A lot of people have colds and flu this time of year, and a lot them buy over-the-counter medicine to help them feel better. But the sheer number of remedies is overwhelming, as is the variety of symptoms they supposedly treat. What’s a consumer to do?
A recent article in The Atlantic offered useful information to help people understand what these products promise, how they deliver and how to spend your money wisely if you insist on something other than an aspirin for your headache, chicken soup for your congestion and gargling with warm salt water for your sore throat.
The average drug store, according to The Atlantic, probably sells more than 300 cold-and-flu products. Some are generic, and some are brand names, with increasingly narrow application. “Remember when Mucinex was Mucinex?” the article asks. “You could take Mucinex, and it broke up your mucus, and you expectorated out some mucus and went about your business. Now there is Mucinex Fast-Max DM Max; Mucinex Fast-Max Severe Congestion and Cough; Mucinex Fast-Max Cold, Flu, and Sore Throat; …”
About 1 in 4 people who buys an over-the-counter medicine to treat a headache chooses a brand name product. But pharmacists, the report says, almost always go for a generic. That’s because they know, and trust, that the drugs are identical.
Generic drugs by law must contain the same active ingredient as the brand version they copy. They might be compounded differently, or delivered differently, but they must be “bioequivalent,” which means that the body absorbs, or metabolizes, different formulations of the same drug or chemical in the same way.
In The Atlantic’s comparison, Bayer aspirin cost $6.29 at CVS, and the same amount of CVS-brand aspirin cost $1.99. “The difference in price between brand names and generics accounts for tens of billions of dollars ‘wasted’ every year by Americans in pharmacies,” the story says.
Consider the Mucinex complication. Mucinex Fast-Max DM Max seems to say you’ll feel better faster, but it’s really just Mucinex plus a common cough suppressant, the same one found in almost every other cough-suppressing product: dextromethorphan.

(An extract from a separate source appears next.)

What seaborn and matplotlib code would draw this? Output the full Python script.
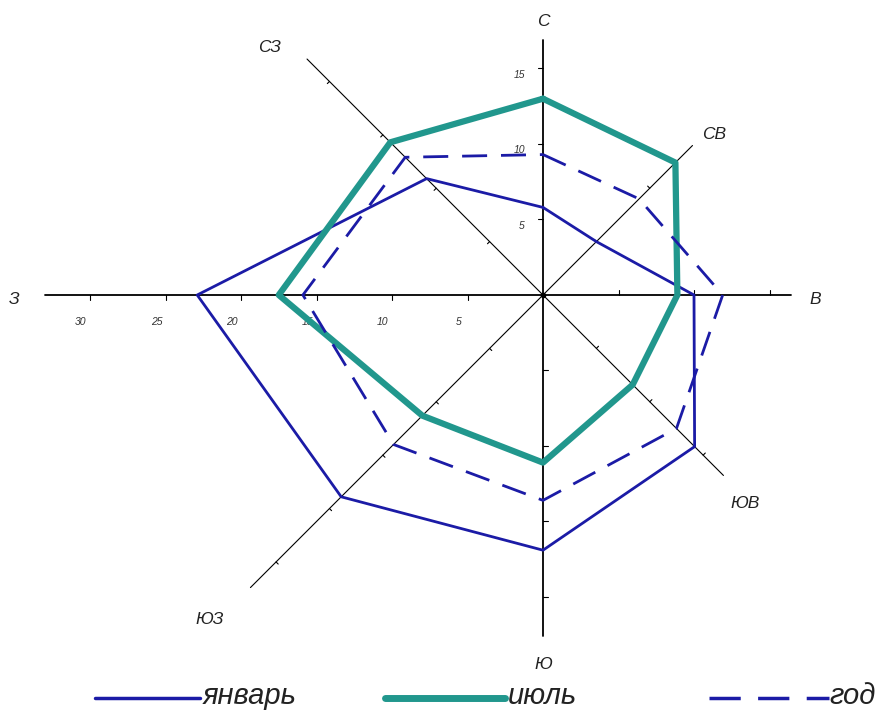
import numpy as np
import pandas as pd
import matplotlib
matplotlib.use("Agg")
import matplotlib.pyplot as plt
import seaborn as sns

# ---- data ----
directions = ["С", "СВ", "В", "ЮВ", "Ю", "ЮЗ", "З", "СЗ"]
angles_deg = [90, 45, 0, -45, -90, -135, 180, 135]
january = [5.8, 5.0, 10.0, 14.2, 16.9, 18.9, 22.9, 10.9]
july = [13.0, 12.4, 8.9, 8.4, 11.1, 11.3, 17.5, 14.3]
year = [9.3, 9.0, 11.9, 12.5, 13.6, 14.0, 15.9, 12.9]
series_names = ["январь", "июль", "год"]
axis_length = [16.9, 14.0, 16.4, 16.9, 22.6, 27.4, 33.0, 22.1]
w_tick_labels = ["5", "10", "15", "20", "25", "30"]
n_tick_labels = ["5", "10", "15"]

sns.set_theme(style="white")
plt.rcParams['font.family'] = ['Liberation Sans', 'DejaVu Sans']

W, H, DPI = 893, 720, 100
fig = plt.figure(figsize=(W / DPI, H / DPI), dpi=DPI)
ax = fig.add_axes([0, 0, 1, 1])
s = 15.1  # px per unit
cx, cy = 543, 295
ax.set_xlim(-cx / s, (W - cx) / s)
ax.set_ylim(-(H - cy) / s, cy / s)
ax.axis("off")

ang = np.deg2rad(np.array(angles_deg))
ux, uy = np.cos(ang), np.sin(ang)

# axes lines
for i, L in enumerate(axis_length):
    diag = angles_deg[i] % 90 != 0
    lw = 0.8 if diag else 1.3
    ax.plot([0, L * ux[i]], [0, L * uy[i]], color="black", lw=lw, zorder=1)
    tl = 0.33
    for v in np.arange(5, L, 5):
        px, py = v * ux[i], v * uy[i]
        nx, ny = -uy[i], ux[i]
        if angles_deg[i] == 180:
            nx, ny = 0, -1
        elif angles_deg[i] == 0:
            nx, ny = 0, 1
        elif angles_deg[i] == 90:
            nx, ny = -1, 0
        elif angles_deg[i] == -90:
            nx, ny = 1, 0
        else:
            tl = 0.2
        ax.plot([px, px + tl * nx], [py, py + tl * ny], color="black", lw=0.8, zorder=1)
ax.plot([0], [0], "o", color="black", ms=3, zorder=5)

# tick labels
tfont = dict(fontsize=7.5, style="italic", color="#333333")
for t in w_tick_labels:
    v = float(t)
    ax.text(-v - 0.6, -1.8, t, ha="center", va="center", **tfont)
for t in n_tick_labels:
    v = float(t)
    ax.text(-1.2, v - 0.4, t, ha="right", va="center", **tfont)

# direction labels
label_pos = [(0, 18.1), (11.3, 10.6), (18.0, -0.3), (13.4, -13.8),
             (0, -24.5), (-22.1, -21.5), (-35.0, -0.3), (-18.1, 16.4)]
for d, (x, y) in zip(directions, label_pos):
    ax.text(x, y, d, ha="center", va="center", fontsize=12.5, style="italic", color="#222222")

# series
colors = ["#1b1ba6", "#21978d", "#1b1ba6"]
widths = [2.0, 4.5, 2.0]
styles = ["-", "-", (0, (9, 5))]
for name, vals, c, lw, ls in zip(series_names, [january, july, year], colors, widths, styles):
    v = np.array(vals)
    df = pd.DataFrame({"x": np.append(v * ux, v[0] * ux[0]),
                       "y": np.append(v * uy, v[0] * uy[0])})
    sns.lineplot(data=df, x="x", y="y", sort=False, estimator=None, ax=ax,
                 color=c, lw=lw, linestyle=ls, zorder=3)

# legend (manual)
ly = -(698 - cy) / s
legend_specs = [(95, 200, 203), (385, 505, 508), (709, 829, 829)]
for (x0, x1, xt), name, c, lw, ls in zip(legend_specs, series_names, colors, widths, styles):
    ax.plot([(x0 - cx) / s, (x1 - cx) / s], [ly, ly], color=c, lw=lw + 0.5, linestyle=ls)
    ax.text((xt - cx) / s, ly + 0.1, name, ha="left", va="center", fontsize=21,
            style="italic", color="#222222")

ax.set_xlabel("")
ax.set_ylabel("")
fig.savefig("out.png", dpi=DPI)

So a generic cough medicine will have the same amount of dextromethorphan as a brand name that also relies on that synthetic drug.
Mucinex Fast-Max DM Max has the same active ingredients as Mucinex DM, but the delivery system is different – it’s a liquid, not a pill. Mucinex Fast-Max Severe Congestion and Cough is identical to Mucinex Fast-Max DM Max, but it also has some phenylephrine (also sold as Sudafed), which is a decongestant. Fast-Max Cold, Flu, and Sore Throat is identical to Mucinex Fast-Max Severe Congestion and Cough, but it also has some acetaminophen (also sold as Tylenol), which is a pain reliever and fever reducer.
There are all kinds of Tylenol and Sudafed products, too. They’re all pretty much the same five-ingredient stew, mixed in different ways. Each ingredient can be purchased individually in less expensive generic forms, or in various generic – and less expensive – combinations.
That’s not only more cost-effective, but helps you control the amount of the drug easier. In the case of acetaminophen, that’s critical, because too much can cause liver damage. (See our blog, “Understanding Acetaminophen and How to Make It Safer.”) Lots of cold/flu meds with diphenhydramine make you sleepy, so some people might not want to take it. The decongestant phenylephrine can make you dizzy, lightheaded or shaky. You might want to control how much of that you take, especially if you main complaint is congestion.
Although the FDA has a info sheet on myths and facts about generic drugs, The Atlantic doesn’t think much of it, claiming that it’s 12 years old and offers outdated information. (The site wasn’t available when we last tried it – maybe the feds got the message, and are update it.)
One source of cold medication advice the magazine likes comes from the health-information company Iodine. It’s a user-friendly site where you type your symptoms and get recommendations for meds that address them using a database of common cold-and-flu products. You also get product reviews, dosage forms (liquid or pill), active ingredients and the names of generic versions at various pharmacies.
“I know that people, in large part, just walk into a drugstore when they have a cold and grab DayQuil or Tylenol Multisymptom Cold, or whatever, because they know it’s going to cover the symptoms that they have,” Dr. Amanda Angelotti told The Atlantic. She’s the company’s head of product. “But I also know that a lot of people are taking more ingredients in these combination meds than they actually need. That’s going to put them at risk for side effects or overdose, especially with Tylenol. And there are dangers, like for someone with high blood pressure who is taking phenylephrine.”
Say you take NyQuil not necessarily for your cold symptoms but just to help you sleep. What you really want is that product’s diphenhydramine (Benadryl), which you can buy for a lot less money, and a much greater sense of safety.